What: Shares of Nabors Industries (NBR 0.27%) dropped close to 18% in December as the number of active drilling rigs in the U.S. starts to decline.

So what: Ever since oil and gas prices started to decline in the U.S. about 18 months ago, total active rigs have been declining pretty quick. The most recent rig count from Baker Hughes puts total active rotary rigs at 698, almost two-thirds fewer than the number of active rigs before oil prices started on its hard slide. With so few rigs in the field, Nabors and most of its peers have been suffering immensely and December was hard on all of the major land rig owners.

NBR Chart

NBR data by YCharts.

Last quarter, Nabors reported that its utilization rate had fallen to 45%. This is the result of both weakness in total rig demand and because Nabors is trying to turn over its fleet from older legacy rigs to newer, higher-specification rigs.
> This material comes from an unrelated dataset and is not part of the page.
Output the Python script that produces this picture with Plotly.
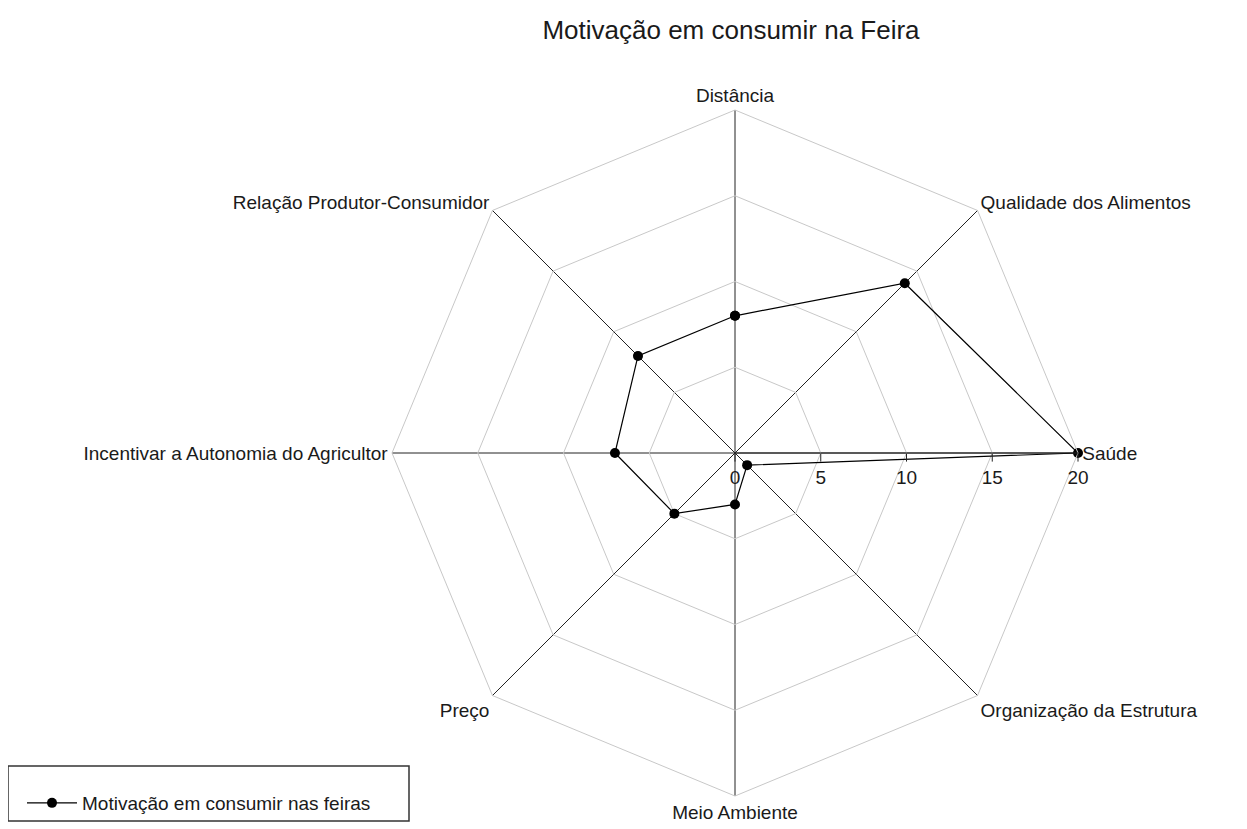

The utilization rate on those legacy rigs is particularly low, and it would not be surprising if many of them were eventually scrapped to make way for new rigs in the fleet. On top of that, Nabors has a higher debt load than most of its peers, so there are some fears that the company is at greater credit risk than others.

Now what: One of the things that Nabors and other land rig owners can be thankful for is that the speed of shale drilling means that a recovery could come quick when oil prices do rebound. The short amount of time it takes to go from a drilling prospect to flowing well can be measured in days instead of months for offshore projects. In the meantime, though, Nabors will still be grappling with its large fleet of legacy rigs and a debt overhang that brings up more question marks than some of its peers.

This recent dip might make Nabors look cheap -- shares are trading at 0.6 times tangible book-- but until we start to see some more definitive action on those old rigs and debt, it may be worth sitting this one out.